ESL is electronic system level modelling: a recent development whereby transactional models of hardware components can be called directly by device driver code without modelling processor cores or busses. It is especially useful for architectural exploration where a designer can rapidly experiment with different SoC configurations in terms of how many busses, what is connected to which bus and how wide the various busses and caches are.

We cover the motivational history of ESL, looking at how firmware and behavioural models were two types of IP divided from each other despite being generally in a common language: C++. We discuss architectural exploration using mixed-abstraction models.
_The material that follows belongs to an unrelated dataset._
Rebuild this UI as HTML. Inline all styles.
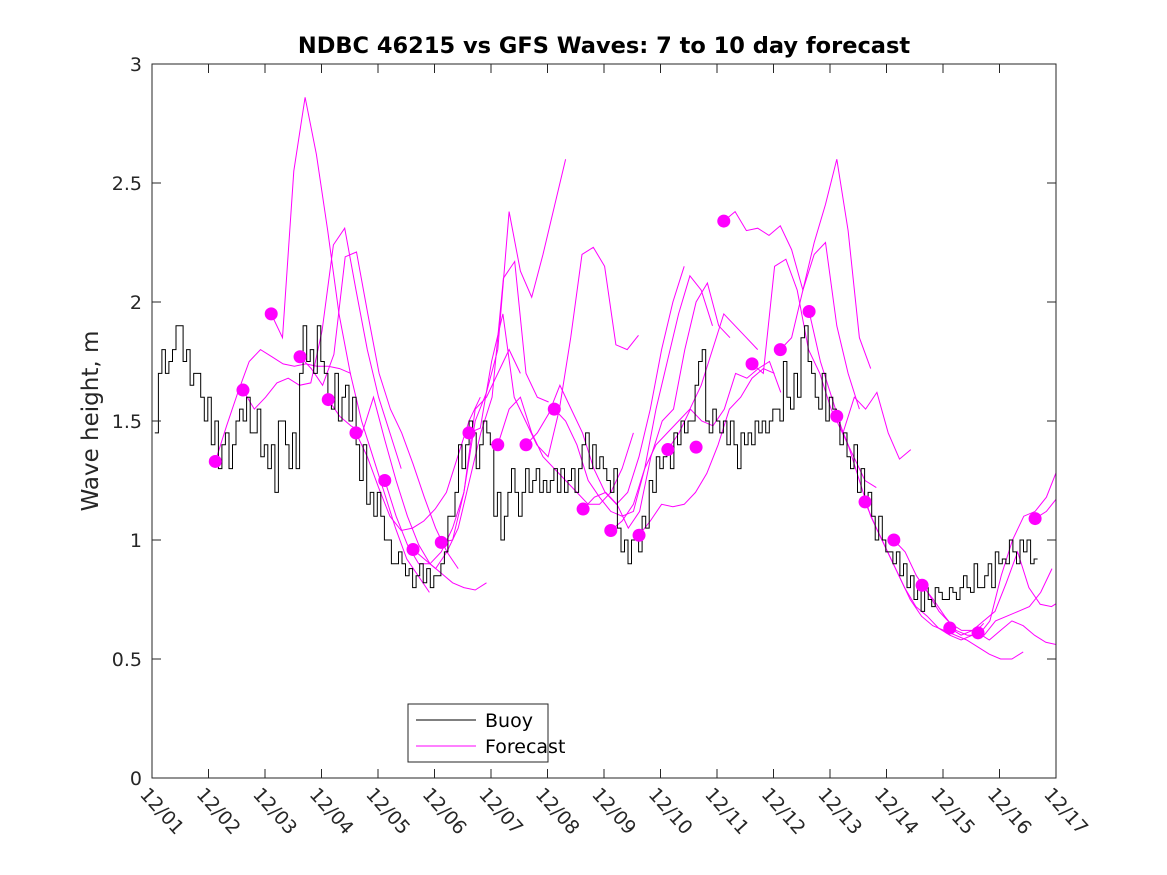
<!DOCTYPE html>
<html><head><meta charset="utf-8"><style>
body{margin:0;background:#fff;}
svg{display:block;font-family:"DejaVu Sans","Liberation Sans",sans-serif;}
</style></head><body>
<svg id="chart" width="1167" height="875" viewBox="0 0 1167 875">
<defs><clipPath id="clip"><rect x="152" y="64" width="904" height="714"/></clipPath></defs>
<rect x="0" y="0" width="1167" height="875" fill="#fff"/>
<text x="604" y="53" text-anchor="middle" font-size="22.5" font-weight="bold" fill="#000">NDBC 46215 vs GFS Waves: 7 to 10 day forecast</text>
<text transform="translate(98,421) rotate(-90)" text-anchor="middle" font-size="23" fill="#262626">Wave height, m</text>
<g id="plot" clip-path="url(#clip)"></g>
<rect x="152" y="64" width="904" height="714" fill="none" stroke="#262626" stroke-width="1"/>
<g id="axes"></g>
<g>
<rect x="408" y="704" width="140" height="58" fill="#fff" stroke="#262626" stroke-width="1"/>
<line x1="416" y1="720" x2="476" y2="720" stroke="#000" stroke-width="1"/>
<text x="485" y="727" font-size="19" fill="#000">Buoy</text>
<line x1="416" y1="746" x2="476" y2="746" stroke="#ff00ff" stroke-width="1"/>
<text x="485" y="753" font-size="19" fill="#000">Forecast</text>
</g>
</svg>
<script>
const xTickLabels = ["12/01","12/02","12/03","12/04","12/05","12/06","12/07","12/08","12/09","12/10","12/11","12/12","12/13","12/14","12/15","12/16","12/17"];
const yTickValues = [0,0.5,1,1.5,2,2.5,3];
const yTickLabels = ["0","0.5","1","1.5","2","2.5","3"];
const buoyStart = 0.05;
const buoyStep = 0.0625;
const buoyValues = [
1.45,1.70,1.80,1.70,1.75,1.80,1.90,1.90,1.75,1.80,1.65,1.70,1.70,1.60,1.50,1.60,
1.40,1.50,1.30,1.40,1.45,1.30,1.40,1.50,1.55,1.50,1.60,1.45,1.45,1.55,1.35,1.40,
1.30,1.40,1.20,1.50,1.50,1.40,1.30,1.45,1.30,1.70,1.90,1.75,1.80,1.70,1.90,1.75,
1.70,1.60,1.55,1.70,1.50,1.60,1.65,1.50,1.60,1.40,1.25,1.40,1.15,1.20,1.10,1.20,
1.10,1.00,1.00,0.90,0.90,0.95,0.90,0.85,0.88,0.80,0.85,0.90,0.82,0.88,0.80,0.85,
0.85,0.90,0.95,1.10,1.10,1.20,1.40,1.30,1.40,1.50,1.45,1.30,1.40,1.50,1.45,1.40,
1.10,1.20,1.00,1.10,1.20,1.30,1.20,1.10,1.20,1.30,1.20,1.25,1.30,1.20,1.25,1.20,
1.25,1.30,1.20,1.30,1.20,1.25,1.30,1.20,1.30,1.40,1.45,1.30,1.40,1.30,1.35,1.30,
1.25,1.20,1.30,1.05,0.95,1.00,0.90,1.00,1.00,0.95,1.10,1.05,1.25,1.20,1.35,1.30,
1.35,1.40,1.30,1.45,1.40,1.50,1.45,1.50,1.50,1.65,1.75,1.80,1.50,1.45,1.55,1.50,
1.45,1.50,1.40,1.50,1.40,1.30,1.45,1.40,1.45,1.40,1.50,1.45,1.50,1.45,1.50,1.55,
1.55,1.50,1.75,1.60,1.55,1.70,1.60,1.85,1.90,1.75,1.70,1.60,1.55,1.70,1.50,1.60,
1.55,1.50,1.40,1.45,1.35,1.30,1.40,1.20,1.30,1.15,1.20,1.10,1.00,1.10,1.00,0.95,
0.95,0.90,0.95,0.85,0.90,0.80,0.85,0.75,0.80,0.70,0.80,0.75,0.72,0.80,0.78,0.75,
0.75,0.80,0.78,0.75,0.80,0.85,0.80,0.78,0.90,0.80,0.80,0.85,0.90,0.80,0.95,0.90,
0.92,0.90,1.00,0.95,0.90,1.00,0.95,1.00,0.90,0.92];
const dotDays = [1.12,1.61,2.11,2.62,3.12,3.61,4.12,4.62,5.12,5.61,6.12,6.62,7.12,7.63,8.12,8.62,9.13,9.63,10.12,10.62,11.12,11.63,12.12,12.62,13.13,13.63,14.12,14.62,15.63];
const dotValues = [1.33,1.63,1.95,1.77,1.59,1.45,1.25,0.96,0.99,1.45,1.40,1.40,1.55,1.13,1.04,1.02,1.38,1.39,2.34,1.74,1.80,1.96,1.52,1.16,1.00,0.81,0.63,0.61,1.09];
const fcStep = 0.2;
const fcStarts = [1.12,1.61,2.11,2.62,3.12,3.61,4.12,4.62,5.12,5.61,6.12,6.62,7.12,7.63,8.12,8.62,9.13,10.12,10.62,11.12,11.63,12.12,12.62,13.13,13.63,14.12,14.62,15.63];
const fcValues = [
[1.33,1.48,1.62,1.75,1.80,1.77,1.74,1.73,1.74,1.73,1.73,1.72,1.70],
[1.63,1.55,1.60,1.66,1.68,1.65,1.66,1.88,2.24,2.31,2.05,1.80,1.60,1.45,1.30],
[1.95,1.85,2.55,2.86,2.62,2.30,1.95,1.70,1.50,1.35,1.20,1.05,0.92,0.85,0.78],
[1.77,1.72,1.65,1.78,2.19,2.21,1.95,1.70,1.55,1.45,1.32,1.18,1.05,0.95,0.88],
[1.59,1.52,1.48,1.45,1.60,1.42,1.25,1.10,0.98,0.90,0.86,0.82,0.80,0.79,0.82],
[1.45,1.35,1.22,1.10,1.04,1.05,1.08,1.13,1.20,1.35,1.50,1.60],
[1.25,1.10,0.98,0.90,0.90,0.95,1.05,1.20,1.55,1.60,1.70,1.80,1.70],
[0.96,0.92,0.88,0.95,1.05,1.25,1.45,1.60,2.10,2.17,1.70,1.60,1.58],
[0.99,1.00,1.20,1.50,1.62,1.80,2.38,2.13,2.02,2.20,2.40,2.60],
[1.45,1.47,1.75,1.95,1.60,1.50,1.40,1.35,1.55,1.85,2.20,2.23,2.15,1.82,1.80,1.86],
[1.40,1.55,1.60,1.45,1.35,1.30,1.25,1.20,1.15,1.15,1.20,1.30,1.45],
[1.40,1.45,1.53,1.65,1.55,1.45,1.30,1.20,1.15,1.20,1.35,1.55,1.80,2.00,2.15],
[1.55,1.50,1.40,1.25,1.18,1.12,1.10,1.12,1.30,1.55,1.75,1.95,2.11,2.05,1.90],
[1.13,1.18,1.20,1.15,1.05,1.12,1.35,1.50,1.55,1.80,2.00,2.08,1.90,1.85],
[1.04,1.08,1.15,1.30,1.40,1.45,1.50,1.55,1.65,1.80,1.95,1.90,1.85,1.80],
[1.02,1.08,1.15,1.14,1.15,1.20,1.28,1.40,1.55,1.60,1.68,1.72,1.70],
[1.38,1.45,1.55,1.50,1.48,1.55,1.70,1.68,1.72,1.75,1.62],
[2.34,2.38,2.30,2.31,2.28,2.32,2.22,2.05,2.20,2.25,1.90,1.70,1.55],
[1.74,1.70,2.15,2.18,2.05,1.80,1.70,1.55,1.45,1.35,1.25,1.22],
[1.80,1.85,2.05,2.25,2.41,2.60,2.30,1.85,1.72],
[1.96,1.75,1.60,1.45,1.60,1.55,1.62,1.45,1.34,1.38],
[1.52,1.40,1.25,1.10,1.00,0.90,0.80,0.72,0.68,0.63,0.60,0.58,0.60,0.65],
[1.16,1.05,0.95,0.85,0.75,0.68,0.64,0.62,0.60,0.58,0.55,0.52,0.50,0.50,0.53],
[1.00,0.95,0.85,0.78,0.70,0.65,0.62,0.62,0.60,0.66,0.68,0.70,0.72,0.78,0.88],
[0.81,0.75,0.68,0.62,0.60,0.60,0.66,0.85,1.00,1.10,1.12,1.18,1.30],
[0.63,0.60,0.62,0.66,0.70,0.82,0.95,0.80,0.73,0.72,0.75,0.88],
[0.61,0.58,0.62,0.66,0.64,0.60,0.57,0.56,0.61],
[1.09,1.12,1.18,1.29]];

const NS = "http://www.w3.org/2000/svg";
const X0 = 152, X1 = 1056, Y0 = 778, Y1 = 64, DAYS = 16, YMAX = 3;
function xs(d){ return X0 + (X1 - X0) * d / DAYS; }
function ys(v){ return Y0 - (Y0 - Y1) * v / YMAX; }
const plot = document.getElementById('plot');
const axes = document.getElementById('axes');

fcValues.forEach((vals, i) => {
  const pts = vals.map((v, j) => xs(fcStarts[i] + j * fcStep).toFixed(1) + ',' + ys(v).toFixed(1)).join(' ');
  const pl = document.createElementNS(NS, 'polyline');
  pl.setAttribute('points', pts);
  pl.setAttribute('fill', 'none');
  pl.setAttribute('stroke', '#ff00ff');
  pl.setAttribute('stroke-width', '1');
  
  
  plot.appendChild(pl);
});

let bp = [];
buoyValues.forEach((v, i) => {
  const xa = xs(buoyStart + i * buoyStep), xb = xs(buoyStart + (i + 1) * buoyStep);
  bp.push(xa.toFixed(1) + ',' + ys(v).toFixed(1));
  bp.push(xb.toFixed(1) + ',' + ys(v).toFixed(1));
});
const bl = document.createElementNS(NS, 'polyline');
bl.setAttribute('points', bp.join(' '));
bl.setAttribute('fill', 'none');
bl.setAttribute('stroke', '#000');
bl.setAttribute('stroke-width', '1');


plot.appendChild(bl);

dotDays.forEach((d, i) => {
  const c = document.createElementNS(NS, 'circle');
  c.setAttribute('cx', xs(d));
  c.setAttribute('cy', ys(dotValues[i]));
  c.setAttribute('r', '6.5');
  c.setAttribute('fill', '#ff00ff');
  
  
  plot.appendChild(c);
});

yTickValues.forEach((v, i) => {
  const y = ys(v);
  [[X0, X0 + 9], [X1, X1 - 9]].forEach(p => {
    const t = document.createElementNS(NS, 'line');
    t.setAttribute('x1', p[0]); t.setAttribute('x2', p[1]);
    t.setAttribute('y1', y); t.setAttribute('y2', y);
    t.setAttribute('stroke', '#262626');
    
    
    axes.appendChild(t);
  });
  const tx = document.createElementNS(NS, 'text');
  tx.setAttribute('x', X0 - 10); tx.setAttribute('y', y + 7);
  tx.setAttribute('text-anchor', 'end');
  tx.setAttribute('font-size', '19');
  tx.setAttribute('fill', '#262626');
  tx.textContent = yTickLabels[i];
  
  
  axes.appendChild(tx);
});

xTickLabels.forEach((lab, i) => {
  const x = xs(i);
  [[Y0, Y0 - 9], [Y1, Y1 + 9]].forEach(p => {
    const t = document.createElementNS(NS, 'line');
    t.setAttribute('x1', x); t.setAttribute('x2', x);
    t.setAttribute('y1', p[0]); t.setAttribute('y2', p[1]);
    t.setAttribute('stroke', '#262626');
    
    
    axes.appendChild(t);
  });
  const tx = document.createElementNS(NS, 'text');
  tx.setAttribute('transform', 'translate(' + (x - 13) + ',' + 795 + ') rotate(48)');
  tx.setAttribute('font-size', '19');
  tx.setAttribute('fill', '#262626');
  tx.textContent = lab;
  
  
  axes.appendChild(tx);
});
</script>
</body></html>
ESL uses procedure calls between components in a S/W (software) coding style whereas traditional hardware modelling has used shared variables to model nets that connect the components. We need, at times, to convert between these S/W and H/W styles. We will need a transactor. This is a small software entity that converts between the two modelling styles.

To help us investigate the key aspects of this methodology without using extensive libraries of any sort we use our own processor, the almost trivial nominalproc, and we cook our own transactional modelling library rather than using the industry standard TLM 2.0 library.

The practical take an instruction set simulator of a nominal processor and then sub-class it in two different ways: one to make a conventional net-level model and the other to make an ESL version. The nominal processor is wired up in various different example configurations, some using mixed-abstraction modelling.

We briefly looked at blocking and non-blocking transaction styles and then extend them with timing annotations to give performance estimates that vary in accuracy. The various phases of the non-blocking style can be separately annotated to give a result, known as approximately-timed, that should be as accurate as a cycle-based simulation result.

On the other hand, there is a much looser timing model that is more suitable for use with blocking models. The ESL models can then run ahead of each other and of the global simulation time, each keeping track of its local offset in a variable called delta and checkpointing with the EDS kernel when necessary or at intervals of a time quantum. Having a large quantum can expose design bugs (good) and leads to a fast model.